# INFORMATION SUPPLIED
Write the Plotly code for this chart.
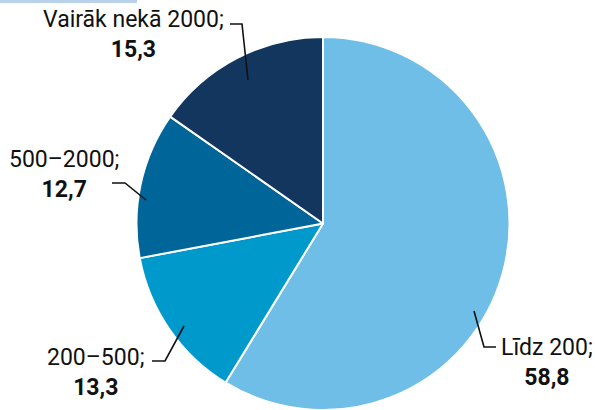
import plotly.graph_objects as go

categories = ["Līdz 200", "200–500", "500–2000", "Vairāk nekā 2000"]
values = [58.8, 13.3, 12.7, 15.3]
value_labels = ["58,8", "13,3", "12,7", "15,3"]
colors = ["#6ebee8", "#0099cb", "#00669a", "#12365e"]

W, H = 595, 410
FONT = "Liberation Sans Narrow, Roboto, Arial Narrow, sans-serif"

fig = go.Figure(go.Pie(
    labels=categories, values=values, sort=False, direction="clockwise",
    rotation=0, textinfo="none", hoverinfo="label+value",
    marker=dict(colors=colors, line=dict(color="white", width=2)),
    domain=dict(x=[(323 - 188) / W, (323 + 188) / W], y=[0, 1 - 37 / H]),
    showlegend=False,
))

def px(x, y):
    return x / W, 1 - y / H

# label positions (pixel centres) and leader paths
labels_pos = {
    "Vairāk nekā 2000": (133, 35),
    "500–2000": (64, 175),
    "200–500": (96, 372),
    "Līdz 200": (547, 362),
}
leaders = [
    [(230, 24), (242, 24), (248, 80)],
    [(112, 183), (125, 183), (146, 200)],
    [(152, 361), (165, 361), (184, 326)],
    [(474, 311), (484, 347), (496, 347)],
]

annotations = []
for cat, lab in zip(categories, value_labels):
    cx, cy = labels_pos[cat]
    x, y = px(cx, cy)
    annotations.append(dict(
        x=x, y=y, xref="paper", yref="paper", showarrow=False,
        text=f"{cat};<br><b>{lab}</b>", align="center",
        font=dict(family=FONT, size=23, color="#111111"),
        xanchor="center", yanchor="middle",
    ))

shapes = []
for pts in leaders:
    path = "M " + " L ".join(f"{px(a, b)[0]},{px(a, b)[1]}" for a, b in pts)
    shapes.append(dict(type="path", path=path, xref="paper", yref="paper",
                       line=dict(color="#111111", width=1.6)))
shapes.append(dict(type="rect", xref="paper", yref="paper",
                   x0=0, x1=137 / W, y0=1 - 3 / H, y1=1,
                   fillcolor="#b9d2ea", line=dict(width=0)))

fig.update_layout(
    width=W, height=H, margin=dict(l=0, r=0, t=0, b=0),
    paper_bgcolor="white", plot_bgcolor="white",
    annotations=annotations, shapes=shapes,
)

fig.write_html("out.html", config={"displayModeBar": False},
               post_script="document.body.style.margin='0';document.body.style.padding='0';")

# TASK TO CARRY OUT
Write out an exact copy of the listing, first line through the line containing "Narrow, Roboto, Arial", with the pictures left out.

# COMPLETE RESPONSE
Write the Plotly code for this chart.
import plotly.graph_objects as go

categories = ["Līdz 200", "200–500", "500–2000", "Vairāk nekā 2000"]
values = [58.8, 13.3, 12.7, 15.3]
value_labels = ["58,8", "13,3", "12,7", "15,3"]
colors = ["#6ebee8", "#0099cb", "#00669a", "#12365e"]

W, H = 595, 410
FONT = "Liberation Sans Narrow, Roboto, Arial Narrow, sans-serif"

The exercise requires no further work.